WE are digging for the 43 year old paperwork. We probably have very little. Over the 43 years there has been a total of 9 different homes on the 4 lots. All but the two we moved in were permitted by the original owners of the homes and the other 2 were permitted by myself not being the park owner. If I remember correctly on the two I permitted, the inspector just came out and glanced over the connections and signed them off. I remember the last inspector requiring a sticker or number plate from the original manufacturer (Champion). I know i do not have the original permits.

The park itself, I was very young then but remember my father having the grading work done, helping a little with the forming for the concrete pads. It doesn’t seem like the gas, electric company, nor the county water system would have made their connections without permits. I also know originally there was only 2 lots before we developed it and that the county plat shows 4 as it is now… We pay commercial water rates and at one time were being charged taxes on commercial property by the county for several years. I received one warning citation a couple of years ago for letting the grass get too high but don’t remember if it was to the park or not. We received a 96 on our last Environmental health inspection made out to the park. Oddly it was 6 points off for the trash cans which are provided by the city… So I am sure someone, somewhere should have some documents that have not been lost.
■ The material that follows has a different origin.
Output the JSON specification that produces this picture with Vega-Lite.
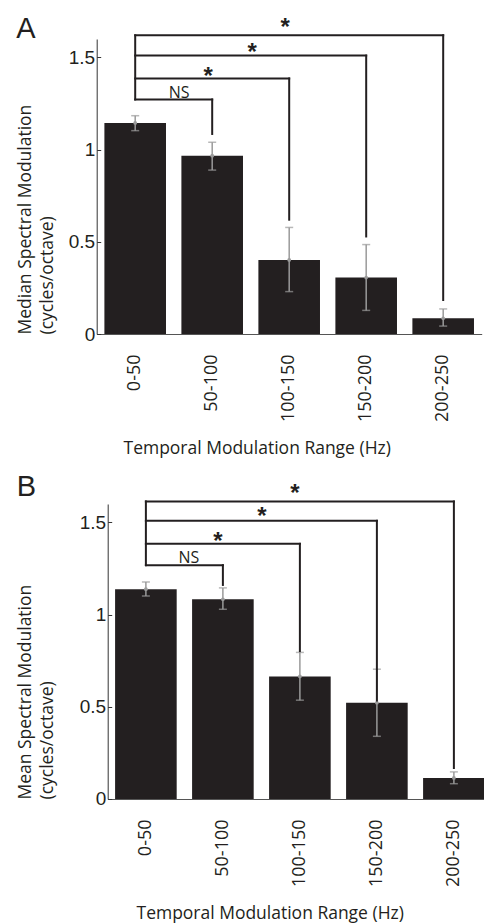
{
  "$schema": "https://vega.github.io/schema/vega-lite/v6.json",
  "background": "white",
  "padding": {"left": 14.7, "top": 15, "right": 0, "bottom": 0},
  "config": {"view": {"stroke": null}, "font": "Open Sans"},
  "datasets": {
    "bars": [
      {"panel": "A", "range": "0-50", "value": 1.145, "lo": 1.103, "hi": 1.184},
      {"panel": "A", "range": "50-100", "value": 0.967, "lo": 0.889, "hi": 1.04},
      {"panel": "A", "range": "100-150", "value": 0.402, "lo": 0.23, "hi": 0.578},
      {"panel": "A", "range": "150-200", "value": 0.306, "lo": 0.128, "hi": 0.485},
      {"panel": "A", "range": "200-250", "value": 0.085, "lo": 0.043, "hi": 0.136},
      {"panel": "B", "range": "0-50", "value": 1.138, "lo": 1.101, "hi": 1.177},
      {"panel": "B", "range": "50-100", "value": 1.083, "lo": 1.029, "hi": 1.145},
      {"panel": "B", "range": "100-150", "value": 0.665, "lo": 0.536, "hi": 0.795},
      {"panel": "B", "range": "150-200", "value": 0.522, "lo": 0.34, "hi": 0.704},
      {"panel": "B", "range": "200-250", "value": 0.114, "lo": 0.083, "hi": 0.147}
    ],
    "brackets": [
      {"panel": "A", "from": "0-50", "to": "50-100", "level": 1.272, "end": 1.085, "sig": "NS", "labelAt": "0-50", "labelY": 1.311},
      {"panel": "A", "from": "0-50", "to": "100-150", "level": 1.386, "end": 0.62, "sig": "*", "labelAt": "50-100", "labelY": 1.429},
      {"panel": "A", "from": "0-50", "to": "150-200", "level": 1.51, "end": 0.529, "sig": "*", "labelAt": "50-100", "labelY": 1.557},
      {"panel": "A", "from": "0-50", "to": "200-250", "level": 1.62, "end": 0.185, "sig": "*", "labelAt": "100-150", "labelY": 1.69},
      {"panel": "B", "from": "0-50", "to": "50-100", "level": 1.268, "end": 1.161, "sig": "NS", "labelAt": "0-50", "labelY": 1.31},
      {"panel": "B", "from": "0-50", "to": "100-150", "level": 1.384, "end": 0.802, "sig": "*", "labelAt": "50-100", "labelY": 1.427},
      {"panel": "B", "from": "0-50", "to": "150-200", "level": 1.509, "end": 0.534, "sig": "*", "labelAt": "50-100", "labelY": 1.56},
      {"panel": "B", "from": "0-50", "to": "200-250", "level": 1.614, "end": 0.168, "sig": "*", "labelAt": "100-150", "labelY": 1.685}
    ],
    "stems": [
      {"panel": "A", "at": "0-50", "top": 1.62, "bottom": 1.272},
      {"panel": "B", "at": "0-50", "top": 1.614, "bottom": 1.268}
    ],
    "none": []
  },
  "spacing": 15,
  "vconcat": [
    {
      "spacing": 0,
      "hconcat": [
        {"width": 1, "height": 1, "data": {"name": "none"}, "mark": "point", "encoding": {}},
        {
          "title": {"text": "A", "anchor": "start", "frame": "bounds", "font": "Liberation Sans", "fontSize": 29, "fontWeight": "normal", "color": "#231f20", "offset": -28},
          "width": 385,
          "height": 295,
          "layer": [
            {
              "data": {"name": "bars"},
              "transform": [{"filter": "datum.panel === 'A'"}],
              "mark": {"type": "bar", "color": "#231f20"},
              "encoding": {
                "x": {"field": "range", "type": "nominal", "sort": null,
                  "scale": {"domain": ["0-50", "50-100", "100-150", "150-200", "200-250"], "paddingInner": 0.2, "paddingOuter": 0.1},
                  "axis": {"title": "Temporal Modulation Range (Hz)", "labelAngle": -90, "labelAlign": "right", "labelBaseline": "middle", "ticks": false, "labelPadding": 20, "labelFont": "Open Sans", "labelFontSize": 18, "labelColor": "#231f20", "titleFont": "Open Sans", "titleFontSize": 17.5, "titleFontWeight": "normal", "titleColor": "#231f20", "titlePadding": 18, "titleX": 160, "domainColor": "#555", "domainWidth": 1.2}},
                "y": {"field": "value", "type": "quantitative",
                  "scale": {"domain": [0, 1.6], "nice": false},
                  "axis": {"title": ["Median Spectral Modulation", "(cycles/octave)"], "values": [0, 0.5, 1, 1.5], "format": "~g", "grid": false, "tickSize": -4, "tickColor": "#333", "domainColor": "#333", "labelFont": "Liberation Sans", "labelFontSize": 19, "labelColor": "#231f20", "labelPadding": 6, "titleFont": "Open Sans", "titleFontSize": 17.5, "titleFontWeight": "normal", "titleColor": "#231f20", "titleAnchor": "start", "titlePadding": 12, "titleLineHeight": 22}}
              }
            },
            {
              "data": {"name": "bars"},
              "transform": [{"filter": "datum.panel === 'A'"}],
              "mark": {"type": "rule", "color": "#9a9a9a", "strokeWidth": 1.5},
              "encoding": {"x": {"field": "range", "type": "nominal"}, "y": {"field": "lo", "type": "quantitative"}, "y2": {"field": "hi"}}
            },
            {
              "data": {"name": "bars"},
              "transform": [{"filter": "datum.panel === 'A'"}],
              "mark": {"type": "tick", "color": "#9a9a9a", "size": 8, "thickness": 1.5},
              "encoding": {"x": {"field": "range", "type": "nominal"}, "y": {"field": "lo", "type": "quantitative"}}
            },
            {
              "data": {"name": "bars"},
              "transform": [{"filter": "datum.panel === 'A'"}],
              "mark": {"type": "tick", "color": "#9a9a9a", "size": 8, "thickness": 1.5},
              "encoding": {"x": {"field": "range", "type": "nominal"}, "y": {"field": "hi", "type": "quantitative"}}
            },
            {
              "data": {"name": "bars"},
              "transform": [{"filter": "datum.panel === 'A'"}],
              "mark": {"type": "point", "filled": true, "color": "#9a9a9a", "size": 14, "opacity": 1},
              "encoding": {"x": {"field": "range", "type": "nominal"}, "y": {"field": "value", "type": "quantitative"}}
            },
            {
              "data": {"name": "brackets"},
              "transform": [{"filter": "datum.panel === 'A'"}],
              "mark": {"type": "rule", "color": "#231f20", "strokeWidth": 2, "strokeCap": "square"},
              "encoding": {"x": {"field": "from", "type": "nominal"}, "x2": {"field": "to"}, "y": {"field": "level", "type": "quantitative"}}
            },
            {
              "data": {"name": "brackets"},
              "transform": [{"filter": "datum.panel === 'A'"}],
              "mark": {"type": "rule", "color": "#231f20", "strokeWidth": 2, "strokeCap": "square"},
              "encoding": {"x": {"field": "to", "type": "nominal"}, "y": {"field": "level", "type": "quantitative"}, "y2": {"field": "end"}}
            },
            {
              "data": {"name": "stems"},
              "transform": [{"filter": "datum.panel === 'A'"}],
              "mark": {"type": "rule", "color": "#231f20", "strokeWidth": 2, "strokeCap": "square"},
              "encoding": {"x": {"field": "at", "type": "nominal"}, "y": {"field": "top", "type": "quantitative"}, "y2": {"field": "bottom"}}
            },
            {
              "data": {"name": "brackets"},
              "transform": [{"filter": "datum.panel === 'A' && (datum.to === '100-150' || datum.to === '200-250')"}],
              "mark": {"type": "text", "font": "Liberation Sans", "fontWeight": "bold", "fontSize": 24, "color": "#231f20", "baseline": "middle", "dx": -4, "dy": 6},
              "encoding": {"x": {"field": "labelAt", "type": "nominal"}, "y": {"field": "labelY", "type": "quantitative"}, "text": {"field": "sig"}}
            },
            {
              "data": {"name": "brackets"},
              "transform": [{"filter": "datum.panel === 'A' && datum.to === '150-200'"}],
              "mark": {"type": "text", "font": "Liberation Sans", "fontWeight": "bold", "fontSize": 24, "color": "#231f20", "baseline": "middle", "dx": 40, "dy": 6},
              "encoding": {"x": {"field": "labelAt", "type": "nominal"}, "y": {"field": "labelY", "type": "quantitative"}, "text": {"field": "sig"}}
            },
            {
              "data": {"name": "brackets"},
              "transform": [{"filter": "datum.panel === 'A' && datum.to === '50-100'"}],
              "mark": {"type": "text", "font": "Open Sans", "fontSize": 16, "color": "#231f20", "baseline": "middle", "dx": 44, "dy": 1},
              "encoding": {"x": {"field": "labelAt", "type": "nominal"}, "y": {"field": "labelY", "type": "quantitative"}, "text": {"field": "sig"}}
            }
          ]
        }
      ]
    },
    {
      "spacing": 0,
      "hconcat": [
        {"width": 1, "height": 1, "data": {"name": "none"}, "mark": "point", "encoding": {}},
        {
          "title": {"text": "B", "anchor": "start", "frame": "bounds", "font": "Liberation Sans", "fontSize": 29, "fontWeight": "normal", "color": "#231f20", "offset": -20},
          "width": 377,
          "height": 295,
          "layer": [
            {
              "data": {"name": "bars"},
              "transform": [{"filter": "datum.panel === 'B'"}],
              "mark": {"type": "bar", "color": "#231f20"},
              "encoding": {
                "x": {"field": "range", "type": "nominal", "sort": null,
                  "scale": {"domain": ["0-50", "50-100", "100-150", "150-200", "200-250"], "paddingInner": 0.2, "paddingOuter": 0.048, "align": 1},
                  "axis": {"title": "Temporal Modulation Range (Hz)", "labelAngle": -90, "labelAlign": "right", "labelBaseline": "middle", "ticks": false, "labelPadding": 20, "labelFont": "Open Sans", "labelFontSize": 18, "labelColor": "#231f20", "titleFont": "Open Sans", "titleFontSize": 17.5, "titleFontWeight": "normal", "titleColor": "#231f20", "titlePadding": 18, "titleX": 162, "domainColor": "#555", "domainWidth": 1.2}},
                "y": {"field": "value", "type": "quantitative",
                  "scale": {"domain": [0, 1.6], "nice": false},
                  "axis": {"title": ["Mean Spectral Modulation", "(cycles/octave)"], "values": [0, 0.5, 1, 1.5], "format": "~g", "grid": false, "tickSize": -4, "tickColor": "#333", "domainColor": "#333", "labelFont": "Liberation Sans", "labelFontSize": 19, "labelColor": "#231f20", "labelPadding": 6, "titleFont": "Open Sans", "titleFontSize": 17.5, "titleFontWeight": "normal", "titleColor": "#231f20", "titleAnchor": "start", "titlePadding": 22.6, "titleLineHeight": 22}}
              }
            },
            {
              "data": {"name": "bars"},
              "transform": [{"filter": "datum.panel === 'B'"}],
              "mark": {"type": "rule", "color": "#9a9a9a", "strokeWidth": 1.5},
              "encoding": {"x": {"field": "range", "type": "nominal"}, "y": {"field": "lo", "type": "quantitative"}, "y2": {"field": "hi"}}
            },
            {
              "data": {"name": "bars"},
              "transform": [{"filter": "datum.panel === 'B'"}],
              "mark": {"type": "tick", "color": "#9a9a9a", "size": 8, "thickness": 1.5},
              "encoding": {"x": {"field": "range", "type": "nominal"}, "y": {"field": "lo", "type": "quantitative"}}
            },
            {
              "data": {"name": "bars"},
              "transform": [{"filter": "datum.panel === 'B'"}],
              "mark": {"type": "tick", "color": "#9a9a9a", "size": 8, "thickness": 1.5},
              "encoding": {"x": {"field": "range", "type": "nominal"}, "y": {"field": "hi", "type": "quantitative"}}
            },
            {
              "data": {"name": "bars"},
              "transform": [{"filter": "datum.panel === 'B'"}],
              "mark": {"type": "point", "filled": true, "color": "#9a9a9a", "size": 14, "opacity": 1},
              "encoding": {"x": {"field": "range", "type": "nominal"}, "y": {"field": "value", "type": "quantitative"}}
            },
            {
              "data": {"name": "brackets"},
              "transform": [{"filter": "datum.panel === 'B'"}],
              "mark": {"type": "rule", "color": "#231f20", "strokeWidth": 2, "strokeCap": "square"},
              "encoding": {"x": {"field": "from", "type": "nominal"}, "x2": {"field": "to"}, "y": {"field": "level", "type": "quantitative"}}
            },
            {
              "data": {"name": "brackets"},
              "transform": [{"filter": "datum.panel === 'B'"}],
              "mark": {"type": "rule", "color": "#231f20", "strokeWidth": 2, "strokeCap": "square"},
              "encoding": {"x": {"field": "to", "type": "nominal"}, "y": {"field": "level", "type": "quantitative"}, "y2": {"field": "end"}}
            },
            {
              "data": {"name": "stems"},
              "transform": [{"filter": "datum.panel === 'B'"}],
              "mark": {"type": "rule", "color": "#231f20", "strokeWidth": 2, "strokeCap": "square"},
              "encoding": {"x": {"field": "at", "type": "nominal"}, "y": {"field": "top", "type": "quantitative"}, "y2": {"field": "bottom"}}
            },
            {
              "data": {"name": "brackets"},
              "transform": [{"filter": "datum.panel === 'B' && (datum.to === '100-150' || datum.to === '200-250')"}],
              "mark": {"type": "text", "font": "Liberation Sans", "fontWeight": "bold", "fontSize": 24, "color": "#231f20", "baseline": "middle", "dx": -5, "dy": 6},
              "encoding": {"x": {"field": "labelAt", "type": "nominal"}, "y": {"field": "labelY", "type": "quantitative"}, "text": {"field": "sig"}}
            },
            {
              "data": {"name": "brackets"},
              "transform": [{"filter": "datum.panel === 'B' && datum.to === '150-200'"}],
              "mark": {"type": "text", "font": "Liberation Sans", "fontWeight": "bold", "fontSize": 24, "color": "#231f20", "baseline": "middle", "dx": 39, "dy": 6},
              "encoding": {"x": {"field": "labelAt", "type": "nominal"}, "y": {"field": "labelY", "type": "quantitative"}, "text": {"field": "sig"}}
            },
            {
              "data": {"name": "brackets"},
              "transform": [{"filter": "datum.panel === 'B' && datum.to === '50-100'"}],
              "mark": {"type": "text", "font": "Open Sans", "fontSize": 16, "color": "#231f20", "baseline": "middle", "dx": 43, "dy": 1},
              "encoding": {"x": {"field": "labelAt", "type": "nominal"}, "y": {"field": "labelY", "type": "quantitative"}, "text": {"field": "sig"}}
            }
          ]
        }
      ]
    }
  ]
}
Now that I have found this wonderful site with such wonderful contributors, i will have many other questions such as should we just try to remodel the units or fight to replace them one at a time. But that will be for a different topic.

BTW we are in Kennesaw GA.

Thank you

I hope you keep us posted on this as it is most interesting. Suggest you join your statewide mh owner’s association and then talk to their attorney.

The burden of proof should be on the city and not you. You have the evidence of your park, the homes in the park, and their current setbacks. If they are contending that those setbacks were illegal back then, or that the park is illegal, then they should have challenged that 40 years ago. They have effectively set the precedent through inaction, just as most state’s property rights give your neighbor certain rights under adverse possession or constructive reliance. Even if they can produce something in writing dating from the time of your park’s construction that shows different setbacks, they will have a tough job explaining how they failed to enforce that for 40 years and just suddenly figured it out.

As other folks have said, you need to either sell the park or hire a good municipal lawyer. In over 20 years of owning parks – and probably 20 cases like this – we have always won without going to court BUT ONLY BECAUSE WE HIRED A REALLY GOOD LAWYER. If you hire one, let them be your quarterback and handle everything for you. But make sure you hire one with experience in dealing with cities and not just an average lawyer.